О том, каким он был и какие имел убеждения, судить можно только косвенно. Скатился ли он в болото антисоветского скептицизма и брюзжания по поводу недостатков советского строя, столь характерное для интеллигенции «эпохи застоя»? Вряд ли.
Журналист Дмитрий Шеваров в одной из статей в Российской газете за 2011 год рассказал интересную историю, по которой можно судить о позиции Владимира Карпеко. Шеваров пишет: «Вот эпизод, о котором мне рассказал писатель, хорошо знавший Владимира Карпеко. История эта относится к концу 1970-х годов. Однажды в Малеевке, в Доме творчества, у кого-то в комнате собралась теплая компания. Тара-бары-растабары. А потом кто-то предложил: давайте читать антисоветские стихи. И начали. Когда очередь дошла до Карпеко, он сказал: „А у меня нет антисоветских стихов“».

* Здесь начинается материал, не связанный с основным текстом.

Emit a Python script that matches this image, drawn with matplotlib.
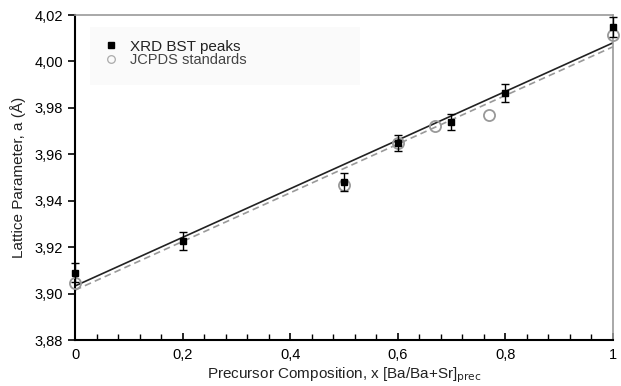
import matplotlib
matplotlib.use("Agg")
import matplotlib.pyplot as plt
from matplotlib.lines import Line2D
from matplotlib.patches import Rectangle
from matplotlib.ticker import MultipleLocator, FuncFormatter

plt.rcParams['font.family'] = ['Liberation Sans', 'DejaVu Sans']

# XRD BST peaks (black squares with error bars)
xrd_x = [0.0, 0.2, 0.5, 0.6, 0.7, 0.8, 1.0]
xrd_y = [3.909, 3.9227, 3.948, 3.9648, 3.974, 3.9864, 4.0149]
xrd_err = [0.004, 0.0038, 0.0038, 0.0035, 0.0035, 0.0038, 0.0042]

# JCPDS standards (open circles)
jc_x = [0.0, 0.5, 0.6, 0.67, 0.77, 1.0]
jc_y = [3.9046, 3.947, 3.965, 3.972, 3.977, 4.0114]

# linear fits (endpoints)
fit_x = [0.0, 1.0]
fit_xrd = [3.9033, 4.008]
fit_jc = [3.9015, 4.0063]

fig = plt.figure(figsize=(6.21, 3.86), dpi=100)
ax = fig.add_axes([0.1208, 0.119, 0.866, 0.842])

ax.plot(fit_x, fit_xrd, color='#222222', lw=1.2, zorder=2)
ax.plot(fit_x, fit_jc, color='#999999', lw=1.2, ls=(0, (4, 2.5)), zorder=2)

ax.plot(jc_x, jc_y, 'o', ms=8, mfc='none', mec='#999999', mew=1.3, zorder=3,
        clip_on=False)
eb = ax.errorbar(xrd_x, xrd_y, yerr=xrd_err, fmt='s', ms=5, color='black',
                 ecolor='black', elinewidth=1, capsize=3, capthick=1, zorder=4)
for art in eb.lines[0:1] + tuple(eb.lines[1]) + tuple(eb.lines[2]):
    art.set_clip_on(False)

ax.set_xlim(0, 1)
ax.set_ylim(3.88, 4.02)
ax.xaxis.set_major_locator(MultipleLocator(0.2))
ax.xaxis.set_minor_locator(MultipleLocator(0.04))
ax.yaxis.set_major_locator(MultipleLocator(0.02))

def xfmt(v, pos):
    if abs(v) < 1e-9:
        return '0'
    if abs(v - 1) < 1e-9:
        return '1'
    return f'{v:.1f}'.replace('.', ',')

ax.xaxis.set_major_formatter(FuncFormatter(xfmt))
ax.yaxis.set_major_formatter(FuncFormatter(lambda v, p: f'{v:.2f}'.replace('.', ',')))

ax.tick_params(axis='x', which='both', direction='in', labelsize=10.5, pad=6)
ax.tick_params(axis='x', which='major', length=5, width=1.2)
ax.tick_params(axis='x', which='minor', length=4, width=1)
ax.tick_params(axis='y', direction='out', length=5, width=1.2, labelsize=10.5)
ax.tick_params(top=False, right=False)

for s in ['left', 'bottom']:
    ax.spines[s].set_color('black')
    ax.spines[s].set_linewidth(1.5)
for s in ['top', 'right']:
    ax.spines[s].set_color('#999999')
    ax.spines[s].set_linewidth(1.2)

ax.set_xlabel('Precursor Composition, x [Ba/Ba+Sr]$_{\\mathrm{prec}}$', fontsize=11,
              color='#222222', labelpad=2)
ax.set_ylabel('Lattice Parameter, a (Å)', fontsize=11, color='#222222', labelpad=6)

# faint legend background
ax.add_patch(Rectangle((0.028, 0.785), 0.502, 0.178, transform=ax.transAxes,
                       facecolor='#fafafa', edgecolor='none', zorder=1))

handles = [Line2D([], [], ls='none', marker='s', ms=4.5, color='black'),
           Line2D([], [], ls='none', marker='o', ms=5.5, mfc='none', mec='#aaaaaa', mew=0.9)]
labels = ['XRD BST peaks', 'JCPDS standards']
leg = ax.legend(handles, labels, loc='upper left', bbox_to_anchor=(0.052, 0.924),
                fontsize=11, frameon=False, handlelength=1.0, handletextpad=0.75,
                labelspacing=-0.05, borderpad=0, borderaxespad=0)
texts = leg.get_texts()
texts[0].set_color('#222222')
texts[1].set_color('#444444')
texts[1].set_fontsize(10.5)

fig.savefig('out.png', dpi=100)
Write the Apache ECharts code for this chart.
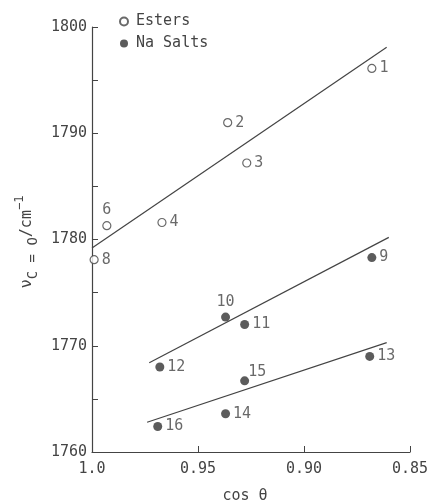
<!DOCTYPE html>
<html>
<head>
<meta charset="utf-8">
<script src="https://cdn.jsdelivr.net/npm/echarts@6/dist/echarts.min.js"></script>
<style>html,body{margin:0;padding:0;background:#fff;}#c{width:430px;height:504px;}</style>
</head>
<body>
<div id="c"></div>
<script>
// Data
var esterLabels = ['1', '2', '3', '4', '6', '8'];
var esterX = [0.868, 0.936, 0.927, 0.967, 0.993, 0.999];
var esterY = [1796.1, 1791.0, 1787.2, 1781.6, 1781.3, 1778.1];

var saltLabels = ['9', '10', '11', '12', '13', '14', '15', '16'];
var saltX = [0.868, 0.937, 0.928, 0.968, 0.869, 0.937, 0.928, 0.969];
var saltY = [1778.3, 1772.7, 1772.0, 1768.0, 1769.0, 1763.6, 1766.7, 1762.4];

var esterLineX = [1.0, 0.861];
var esterLineY = [1779.2, 1798.1];
var saltLine1X = [0.973, 0.860];
var saltLine1Y = [1768.4, 1780.2];
var saltLine2X = [0.974, 0.861];
var saltLine2Y = [1762.8, 1770.3];

var xTicks = ['0.85', '0.90', '0.95', '1.0'];

// label placement overrides (style, not data)
var labelPos = { '6': 'top', '10': 'top', '15': ['90%', '-130%'] };

var FONT = 'DejaVu Sans Mono';
var INK = '#444';

function pts(xs, ys, labels) {
  return xs.map(function (x, i) {
    var d = { value: [x, ys[i]], name: labels ? labels[i] : '' };
    if (labels && labelPos[labels[i]]) {
      d.label = { position: labelPos[labels[i]] };
    }
    return d;
  });
}

var chart = echarts.init(document.getElementById('c'));
var labelStyle = { show: true, position: 'right', distance: 3, formatter: '{b}', fontFamily: FONT, fontSize: 15, color: INK };
var lineStyle = { color: '#444', width: 1.2 };

chart.setOption({
  animation: false,
  backgroundColor: '#fff',
  grid: { left: 92, right: 20, top: 27, bottom: 52, containLabel: false, outerBoundsMode: 'none' },
  legend: {
    data: ['Esters', 'Na Salts'],
    orient: 'vertical',
    left: 114, top: 9,
    itemWidth: 8, itemHeight: 8, itemGap: 7,
    textStyle: { fontFamily: FONT, fontSize: 15, color: INK, padding: [0, 0, 0, 3] }
  },
  xAxis: {
    type: 'value', inverse: true, min: 0.85, max: 1.0, interval: 0.05,
    name: 'cos θ', nameLocation: 'middle', nameGap: 37,
    nameTextStyle: { fontFamily: FONT, fontSize: 15, color: INK, padding: [0, 12, 0, 0] },
    axisLine: { lineStyle: { color: '#444', width: 1.2 } },
    axisTick: { inside: true, length: 6, lineStyle: { color: '#444' } },
    axisLabel: {
      fontFamily: FONT, fontSize: 15, color: INK, margin: 10, showMinLabel: true, showMaxLabel: true,
      formatter: function (v) {
        var i = Math.round((v - 0.85) / 0.05);
        return xTicks[i] !== undefined ? xTicks[i] : '';
      }
    },
    splitLine: { show: false }
  },
  yAxis: {
    type: 'value', min: 1760, max: 1800, interval: 5,
    axisLine: { show: true, lineStyle: { color: '#444', width: 1.2 } },
    axisTick: { show: true, inside: true, length: 6, lineStyle: { color: '#444' } },
    axisLabel: {
      fontFamily: FONT, fontSize: 15, color: INK, margin: 5,
      formatter: function (v) { return v % 10 === 0 ? String(v) : ''; }
    },
    splitLine: { show: false }
  },
  graphic: [{
    type: 'text', x: 27, y: 242, rotation: Math.PI / 2,
    style: {
      text: '{a|ν}{b|C = O}{a|/cm}{c|−1}',
      align: 'center', verticalAlign: 'middle',
      fill: INK,
      rich: {
        a: { fontFamily: FONT, fontSize: 15, fill: INK, lineHeight: 26, verticalAlign: 'middle' },
        b: { fontFamily: FONT, fontSize: 14, fill: INK, lineHeight: 26, verticalAlign: 'bottom', padding: [12, 0, 0, 0] },
        c: { fontFamily: FONT, fontSize: 12, fill: INK, lineHeight: 26, verticalAlign: 'top', padding: [0, 0, 10, 0] }
      }
    }
  }],
  series: [
    { type: 'line', data: pts(esterLineX, esterLineY), symbol: 'none', lineStyle: lineStyle, silent: true, clip: false },
    { type: 'line', data: pts(saltLine1X, saltLine1Y), symbol: 'none', lineStyle: lineStyle, silent: true, clip: false },
    { type: 'line', data: pts(saltLine2X, saltLine2Y), symbol: 'none', lineStyle: lineStyle, silent: true, clip: false },
    {
      name: 'Esters', type: 'scatter', data: pts(esterX, esterY, esterLabels), symbol: 'circle', symbolSize: 8, clip: false,
      itemStyle: { color: '#fff', borderColor: '#444', borderWidth: 1.2 },
      label: labelStyle
    },
    {
      name: 'Na Salts', type: 'scatter', data: pts(saltX, saltY, saltLabels), symbol: 'circle', symbolSize: 9, clip: false,
      itemStyle: { color: '#333', borderColor: '#333', borderWidth: 0 },
      label: labelStyle
    }
  ]
});
</script>
</body>
</html>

А ведь казалось бы — в далеком 1937 году арестовали отца, Владимиру Карпеко было уже 15 лет, наверняка все хорошо запомнил. Но зла не затаил. Антисоветчиком не стал. В Великую Отечественную войну преданно и храбро служил Родине. После войны честно работал, писал замечательные стихи и повести о разведчиках.
В завершение — не военное, а «звездное» стихотворение Владимира Карпеко.

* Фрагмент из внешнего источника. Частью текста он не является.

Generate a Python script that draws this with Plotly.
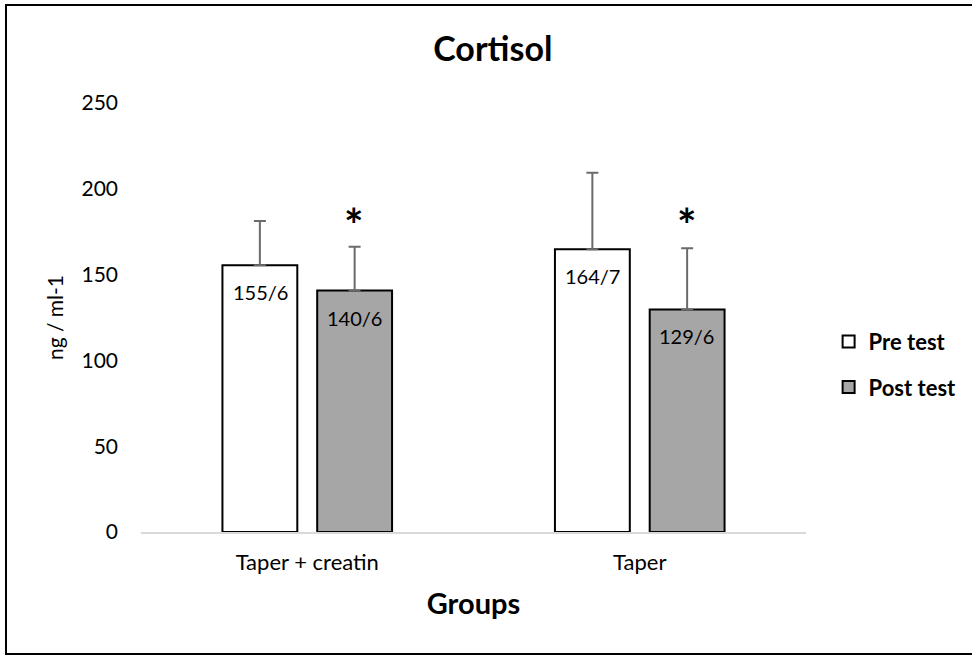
import plotly.graph_objects as go

categories = ["Taper + creatin", "Taper"]
pre_values = [155.5, 164.7]
post_values = [140.7, 129.7]
pre_err_plus = [25.8, 44.6]
post_err_plus = [25.5, 35.7]
pre_labels = ["155/6", "164/7"]
post_labels = ["140/6", "129/6"]
star_value = 179

FONT = "Lato"
fig = go.Figure()
fig.add_trace(go.Bar(
    name="Pre test", x=categories, y=pre_values,
    marker=dict(color="white", line=dict(color="black", width=2)),
    error_y=dict(type="data", array=pre_err_plus, symmetric=False,
                 arrayminus=[0, 0], color="#6b6b6b", thickness=2, width=6),
    legendgroup="pre",
))
fig.add_trace(go.Bar(
    name="Post test", x=categories, y=post_values,
    marker=dict(color="#a6a6a6", line=dict(color="black", width=2)),
    error_y=dict(type="data", array=post_err_plus, symmetric=False,
                 arrayminus=[0, 0], color="#6b6b6b", thickness=2, width=6),
    legendgroup="post",
))

annotations = []
for c, v, t in zip(categories, pre_values, pre_labels):
    annotations.append(dict(x=c, y=v, text=t, showarrow=False, xshift=-47, yshift=-27,
                            yanchor="middle", font=dict(family=FONT, size=20, color="black")))
for c, v, t in zip(categories, post_values, post_labels):
    annotations.append(dict(x=c, y=v, text=t, showarrow=False, xshift=47, yshift=-27,
                            yanchor="middle", font=dict(family=FONT, size=20, color="black")))
    annotations.append(dict(x=c, y=star_value, text="<b>*</b>", showarrow=False, xshift=47,
                            yanchor="middle", font=dict(family=FONT, size=46, color="black")))

fig.update_layout(
    width=972, height=656,
    margin=dict(l=141, r=166, t=103, b=124, autoexpand=False),
    paper_bgcolor="white", plot_bgcolor="white",
    barmode="group", bargap=0.43, bargroupgap=0.21,
    title=dict(text="<b>Cortisol</b>", x=0.507, xanchor="center", y=1 - 49 / 656, yanchor="middle",
               font=dict(family=FONT, size=34, color="black")),
    font=dict(family=FONT, size=20, color="black"),
    xaxis=dict(showline=True, linecolor="#d9d9d9", linewidth=1.5, ticks="", ticklabelstandoff=10,
               title=dict(text="<b>Groups</b>", font=dict(family=FONT, size=29), standoff=20),
               tickfont=dict(family=FONT, size=22)),
    yaxis=dict(range=[0, 250], dtick=50, showgrid=False, zeroline=False, showline=False,
               ticks="", ticklabelstandoff=22,
               title=dict(text="ng / ml-1", font=dict(family=FONT, size=21), standoff=12),
               tickfont=dict(family=FONT, size=21)),
    legend=dict(x=1.034, xanchor="left", y=0.39, yanchor="middle",
                font=dict(family=FONT, size=22, weight="bold"),
                traceorder="grouped", tracegroupgap=14, itemwidth=30),
    annotations=annotations,
    shapes=[dict(type="rect", xref="paper", yref="paper",
                 x0=-135 / 665, x1=(990 - 141) / 665, y0=-122 / 429, y1=(532 - 5) / 429,
                 line=dict(color="black", width=2))],
)
fig.write_html("out.html")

Так бывает порою — навалится
ворох мелких и суетных дел,
и душа неприкаянно мается,
проклиная свой жалкий удел.
И, устав бесполезно сутулиться,
над рифмованной грудой муры,
звездной полночью выйдя на улицу,
я гляжу на иные миры.
Сколько их на ночном небосводе!
Размерцалась разверстая высь…
И в усталую голову входит
стародавней занозою мысль:
может, тоже кому-то не спится
где-то там, где черна высота?
Или впрямь одиноко кружится
во Вселенной Земля-сирота?
Переливчато звезды искрятся,
неизведанной тайной маня.
И уже начинает казаться,
Что оттуда глядят на меня,
в любопытстве своем откровенны,
миллионы нацеленных глаз…
Настороженно смотрит Вселенная
изучающим глазом на нас.
Как пытливо глаза её светятся!
Над Землею, раздумьем полна,
вопросительный взгляд Медведицы
нерешительно чертит она.
Поэт смотрит в глаза Вселенной и как бы чувствует на себе ее вопросительный взгляд. Она, Вселенная, «полна раздумьем» и «настороженно» смотрит на нас (на человечество?) «изучающим взглядом». Вновь планетарный масштаб, вновь космический уровень (помните — «Такая моя планета»?).
Может быть, было в советском проекте что-то такое, не до конца реализованное, что делало нормальным и даже привычном постоянное введение в текущую жизнь космической темы? В конце концов, именно Советская держава открыла человечеству путь в Космос.